**REQUIRED WORK**
Copy everything in the data below exactly except the pictures.

**DATA SEGMENT**
────────────────

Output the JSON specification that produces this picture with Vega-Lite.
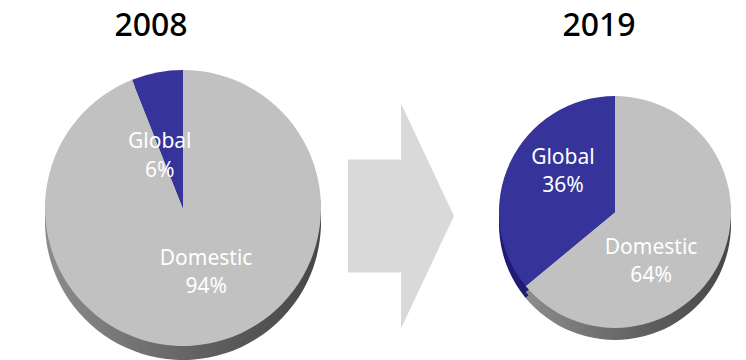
{
  "$schema": "https://vega.github.io/schema/vega-lite/v6.json",
  "padding": {"top": 10, "left": 0, "right": 0, "bottom": 0},
  "spacing": 0,
  "background": "white",
  "config": {
    "view": {"stroke": null},
    "concat": {"spacing": 0},
    "title": {"font": "Noto Sans", "fontSize": 32, "fontWeight": 500, "color": "#000000", "offset": 8, "anchor": "middle"},
    "text": {"font": "Noto Sans", "fontSize": 21, "fontWeight": "normal", "fill": "#ffffff"}
  },
  "datasets": {
    "y2008": [
      {"segment": "Domestic", "share": 0.94},
      {"segment": "Global", "share": 0.06}
    ],
    "y2019": [
      {"segment": "Domestic", "share": 0.64},
      {"segment": "Global", "share": 0.36}
    ],
    "arrow": [{"item": "arrow"}]
  },
  "hconcat": [
    {
      "width": 348,
      "height": 310,
      "title": {"text": "2008", "dx": -23},
      "data": {"name": "y2008"},
      "encoding": {
        "theta": {"field": "share", "type": "quantitative", "stack": true},
        "order": {"field": "segment", "type": "ordinal"}
      },
      "layer": [
        {
          "mark": {"type": "arc", "radius": 138, "xOffset": 9, "yOffset": 16},
          "encoding": {
            "fill": {
              "condition": {"test": "datum.segment === 'Global'", "value": "#1f1d73"},
              "value": {"gradient": "linear", "x1": 0, "x2": 1, "y1": 0, "y2": 0, "stops": [{"offset": 0, "color": "#8c8c8c"}, {"offset": 0.6, "color": "#5e5e5e"}, {"offset": 1, "color": "#474747"}]}
            }
          }
        },
        {
          "mark": {"type": "arc", "radius": 138, "xOffset": 9, "yOffset": 9},
          "encoding": {
            "fill": {
              "condition": {"test": "datum.segment === 'Global'", "value": "#1f1d73"},
              "value": {"gradient": "linear", "x1": 0, "x2": 1, "y1": 0, "y2": 0, "stops": [{"offset": 0, "color": "#8c8c8c"}, {"offset": 0.6, "color": "#5e5e5e"}, {"offset": 1, "color": "#474747"}]}
            }
          }
        },
        {
          "mark": {"type": "arc", "radius": 138, "xOffset": 9, "yOffset": 2},
          "encoding": {
            "fill": {
              "condition": {"test": "datum.segment === 'Global'", "value": "#36349a"},
              "value": "#c1c1c1"
            }
          }
        },
        {
          "mark": {"type": "text", "radius": 60, "xOffset": -3, "yOffset": -5},
          "encoding": {"text": {"condition": {"test": "datum.segment === 'Global'", "field": "segment", "type": "nominal"}, "value": ""}}
        },
        {
          "mark": {"type": "text", "radius": 60, "xOffset": -3, "yOffset": 24},
          "encoding": {"text": {"condition": {"test": "datum.segment === 'Global'", "field": "share", "type": "quantitative", "format": ".0%"}, "value": ""}}
        },
        {
          "mark": {"type": "text", "radius": 70, "xOffset": 19, "yOffset": -16},
          "encoding": {"text": {"condition": {"test": "datum.segment === 'Domestic'", "field": "segment", "type": "nominal"}, "value": ""}}
        },
        {
          "mark": {"type": "text", "radius": 70, "xOffset": 19, "yOffset": 12},
          "encoding": {"text": {"condition": {"test": "datum.segment === 'Domestic'", "field": "share", "type": "quantitative", "format": ".0%"}, "value": ""}}
        }
      ]
    },
    {
      "width": 104,
      "height": 310,
      "title": {"text": " "},
      "data": {"name": "arrow"},
      "mark": {
        "type": "point",
        "shape": "M-0.471,-0.502 L0,-0.502 L0,-1 L0.471,0 L0,1 L0,0.502 L-0.471,0.502 Z",
        "size": 50625,
        "filled": true,
        "fill": "#d9d9d9",
        "opacity": 1,
        "strokeWidth": 0,
        "yOffset": 10
      },
      "encoding": {}
    },
    {
      "width": 294,
      "height": 310,
      "title": {"text": "2019", "dx": -2},
      "data": {"name": "y2019"},
      "encoding": {
        "theta": {"field": "share", "type": "quantitative", "stack": true},
        "order": {"field": "segment", "type": "ordinal"}
      },
      "layer": [
        {
          "mark": {"type": "arc", "radius": 116, "xOffset": 14, "yOffset": 18},
          "encoding": {
            "fill": {
              "condition": {"test": "datum.segment === 'Global'", "value": "#1f1d73"},
              "value": {"gradient": "linear", "x1": 0, "x2": 1, "y1": 0, "y2": 0, "stops": [{"offset": 0, "color": "#8c8c8c"}, {"offset": 0.6, "color": "#5e5e5e"}, {"offset": 1, "color": "#474747"}]}
            }
          }
        },
        {
          "mark": {"type": "arc", "radius": 116, "xOffset": 14, "yOffset": 12},
          "encoding": {
            "fill": {
              "condition": {"test": "datum.segment === 'Global'", "value": "#1f1d73"},
              "value": {"gradient": "linear", "x1": 0, "x2": 1, "y1": 0, "y2": 0, "stops": [{"offset": 0, "color": "#8c8c8c"}, {"offset": 0.6, "color": "#5e5e5e"}, {"offset": 1, "color": "#474747"}]}
            }
          }
        },
        {
          "mark": {"type": "arc", "radius": 116, "xOffset": 14, "yOffset": 6},
          "encoding": {
            "fill": {
              "condition": {"test": "datum.segment === 'Global'", "value": "#36349a"},
              "value": "#c1c1c1"
            }
          }
        },
        {
          "mark": {"type": "text", "radius": 62, "xOffset": 18, "yOffset": -22},
          "encoding": {"text": {"condition": {"test": "datum.segment === 'Global'", "field": "segment", "type": "nominal"}, "value": ""}}
        },
        {
          "mark": {"type": "text", "radius": 62, "xOffset": 18, "yOffset": 6},
          "encoding": {"text": {"condition": {"test": "datum.segment === 'Global'", "field": "share", "type": "quantitative", "format": ".0%"}, "value": ""}}
        },
        {
          "mark": {"type": "text", "radius": 62, "xOffset": -6, "yOffset": 16},
          "encoding": {"text": {"condition": {"test": "datum.segment === 'Domestic'", "field": "segment", "type": "nominal"}, "value": ""}}
        },
        {
          "mark": {"type": "text", "radius": 62, "xOffset": -6, "yOffset": 44},
          "encoding": {"text": {"condition": {"test": "datum.segment === 'Domestic'", "field": "share", "type": "quantitative", "format": ".0%"}, "value": ""}}
        }
      ]
    }
  ]
}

────────────────

**RESPONSE TO THE TASK**
Output the JSON specification that produces this picture with Vega-Lite.
{
  "$schema": "https://vega.github.io/schema/vega-lite/v6.json",
  "padding": {"top": 10, "left": 0, "right": 0, "bottom": 0},
  "spacing": 0,
  "background": "white",
  "config": {
    "view": {"stroke": null},
    "concat": {"spacing": 0},
    "title": {"font": "Noto Sans", "fontSize": 32, "fontWeight": 500, "color": "#000000", "offset": 8, "anchor": "middle"},
    "text": {"font": "Noto Sans", "fontSize": 21, "fontWeight": "normal", "fill": "#ffffff"}
  },
  "datasets": {
    "y2008": [
      {"segment": "Domestic", "share": 0.94},
      {"segment": "Global", "share": 0.06}
    ],
    "y2019": [
      {"segment": "Domestic", "share": 0.64},
      {"segment": "Global", "share": 0.36}
    ],
    "arrow": [{"item": "arrow"}]
  },
  "hconcat": [
    {
      "width": 348,
      "height": 310,
      "title": {"text": "2008", "dx": -23},
      "data": {"name": "y2008"},
      "encoding": {
        "theta": {"field": "share", "type": "quantitative", "stack": true},
        "order": {"field": "segment", "type": "ordinal"}
      },
      "layer": [
        {
          "mark": {"type": "arc", "radius": 138, "xOffset": 9, "yOffset": 16},
          "encoding": {
            "fill": {
              "condition": {"test": "datum.segment === 'Global'", "value": "#1f1d73"},
              "value": {"gradient": "linear", "x1": 0, "x2": 1, "y1": 0, "y2": 0, "stops": [{"offset": 0, "color": "#8c8c8c"}, {"offset": 0.6, "color": "#5e5e5e"}, {"offset": 1, "color": "#474747"}]}
            }
          }
        },
        {
          "mark": {"type": "arc", "radius": 138, "xOffset": 9, "yOffset": 9},
          "encoding": {
            "fill": {
              "condition": {"test": "datum.segment === 'Global'", "value": "#1f1d73"},
              "value": {"gradient": "linear", "x1": 0, "x2": 1, "y1": 0, "y2": 0, "stops": [{"offset": 0, "color": "#8c8c8c"}, {"offset": 0.6, "color": "#5e5e5e"}, {"offset": 1, "color": "#474747"}]}
            }
          }
        },
        {
          "mark": {"type": "arc", "radius": 138, "xOffset": 9, "yOffset": 2},
          "encoding": {
            "fill": {
              "condition": {"test": "datum.segment === 'Global'", "value": "#36349a"},
              "value": "#c1c1c1"
            }
          }
        },
        {
          "mark": {"type": "text", "radius": 60, "xOffset": -3, "yOffset": -5},
          "encoding": {"text": {"condition": {"test": "datum.segment === 'Global'", "field": "segment", "type": "nominal"}, "value": ""}}
        },
        {
          "mark": {"type": "text", "radius": 60, "xOffset": -3, "yOffset": 24},
          "encoding": {"text": {"condition": {"test": "datum.segment === 'Global'", "field": "share", "type": "quantitative", "format": ".0%"}, "value": ""}}
        },
        {
          "mark": {"type": "text", "radius": 70, "xOffset": 19, "yOffset": -16},
          "encoding": {"text": {"condition": {"test": "datum.segment === 'Domestic'", "field": "segment", "type": "nominal"}, "value": ""}}
        },
        {
          "mark": {"type": "text", "radius": 70, "xOffset": 19, "yOffset": 12},
          "encoding": {"text": {"condition": {"test": "datum.segment === 'Domestic'", "field": "share", "type": "quantitative", "format": ".0%"}, "value": ""}}
        }
      ]
    },
    {
      "width": 104,
      "height": 310,
      "title": {"text": " "},
      "data": {"name": "arrow"},
      "mark": {
        "type": "point",
        "shape": "M-0.471,-0.502 L0,-0.502 L0,-1 L0.471,0 L0,1 L0,0.502 L-0.471,0.502 Z",
        "size": 50625,
        "filled": true,
        "fill": "#d9d9d9",
        "opacity": 1,
        "strokeWidth": 0,
        "yOffset": 10
      },
      "encoding": {}
    },
    {
      "width": 294,
      "height": 310,
      "title": {"text": "2019", "dx": -2},
      "data": {"name": "y2019"},
      "encoding": {
        "theta": {"field": "share", "type": "quantitative", "stack": true},
        "order": {"field": "segment", "type": "ordinal"}
      },
      "layer": [
        {
          "mark": {"type": "arc", "radius": 116, "xOffset": 14, "yOffset": 18},
          "encoding": {
            "fill": {
              "condition": {"test": "datum.segment === 'Global'", "value": "#1f1d73"},
              "value": {"gradient": "linear", "x1": 0, "x2": 1, "y1": 0, "y2": 0, "stops": [{"offset": 0, "color": "#8c8c8c"}, {"offset": 0.6, "color": "#5e5e5e"}, {"offset": 1, "color": "#474747"}]}
            }
          }
        },
        {
          "mark": {"type": "arc", "radius": 116, "xOffset": 14, "yOffset": 12},
          "encoding": {
            "fill": {
              "condition": {"test": "datum.segment === 'Global'", "value": "#1f1d73"},
              "value": {"gradient": "linear", "x1": 0, "x2": 1, "y1": 0, "y2": 0, "stops": [{"offset": 0, "color": "#8c8c8c"}, {"offset": 0.6, "color": "#5e5e5e"}, {"offset": 1, "color": "#474747"}]}
            }
          }
        },
        {
          "mark": {"type": "arc", "radius": 116, "xOffset": 14, "yOffset": 6},
          "encoding": {
            "fill": {
              "condition": {"test": "datum.segment === 'Global'", "value": "#36349a"},
              "value": "#c1c1c1"
            }
          }
        },
        {
          "mark": {"type": "text", "radius": 62, "xOffset": 18, "yOffset": -22},
          "encoding": {"text": {"condition": {"test": "datum.segment === 'Global'", "field": "segment", "type": "nominal"}, "value": ""}}
        },
        {
          "mark": {"type": "text", "radius": 62, "xOffset": 18, "yOffset": 6},
          "encoding": {"text": {"condition": {"test": "datum.segment === 'Global'", "field": "share", "type": "quantitative", "format": ".0%"}, "value": ""}}
        },
        {
          "mark": {"type": "text", "radius": 62, "xOffset": -6, "yOffset": 16},
          "encoding": {"text": {"condition": {"test": "datum.segment === 'Domestic'", "field": "segment", "type": "nominal"}, "value": ""}}
        },
        {
          "mark": {"type": "text", "radius": 62, "xOffset": -6, "yOffset": 44},
          "encoding": {"text": {"condition": {"test": "datum.segment === 'Domestic'", "field": "share", "type": "quantitative", "format": ".0%"}, "value": ""}}
        }
      ]
    }
  ]
}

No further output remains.